Madeline Finn wants a dog – and finally Mom says yes! Now Madeline has to feed her new puppy, take him on walks, and make sure he has a safe home. Later, when she visits the animal shelter she notices that all the animals seem a little sad. What can she do to make them feel loved? “Mom,” she asks, “does anyone read to the shelter dogs?”

What I like about the book: This is a sweet story about how one small person can make a difference in the world – at least in the doggy world. I also like how that one act has a ripple effect, engaging even more people. I like that the story is grounded in compassion. And I love the warm and soft feeling that Lisa Papp’s illustrations generate.
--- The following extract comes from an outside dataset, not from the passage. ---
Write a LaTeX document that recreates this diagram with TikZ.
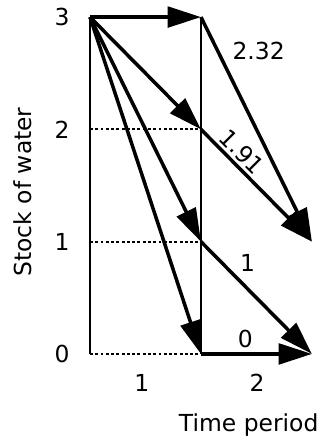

In the Middle of the Night: Poems From A Wide-Awake House
by Laura Purdie Salas; illus. by Angela Matteson
32 pages; ages 4-8
WordSong, 2019

Sun and moon have traded places – 
Time for games! Time for races!

Did you know that when you fall fast asleep the things in your house wake up and play? I’ve always suspected this, and now Laurie Purdie Salas has collected the data – er, I mean she’s written a slew of poems imagining the shenanigans that go on while you sleep. Stuffed animals flip and skate, scraps of paper fold into planes and dive into the air… even the lunchbox is on a midnight mission.

What I like about this book: Pure imagination! Fun poems that will have you looking at the objects in your home in a new way – and may even have you documenting where and how you left them before nodding off for the night. I am sure my coffee cup goes on adventures as it is never where I thought I left it!

Beyond the Books:

Read to a dog – or two. Find out if your local shelter has a reading program, and how else you can help out. Here’s how one Shelter Buddies reading program works.

What do the things in your house do at night? Find out – and then share your discoveries by writing a poem or short story, or drawing a picture to show what goes on when the lights go out.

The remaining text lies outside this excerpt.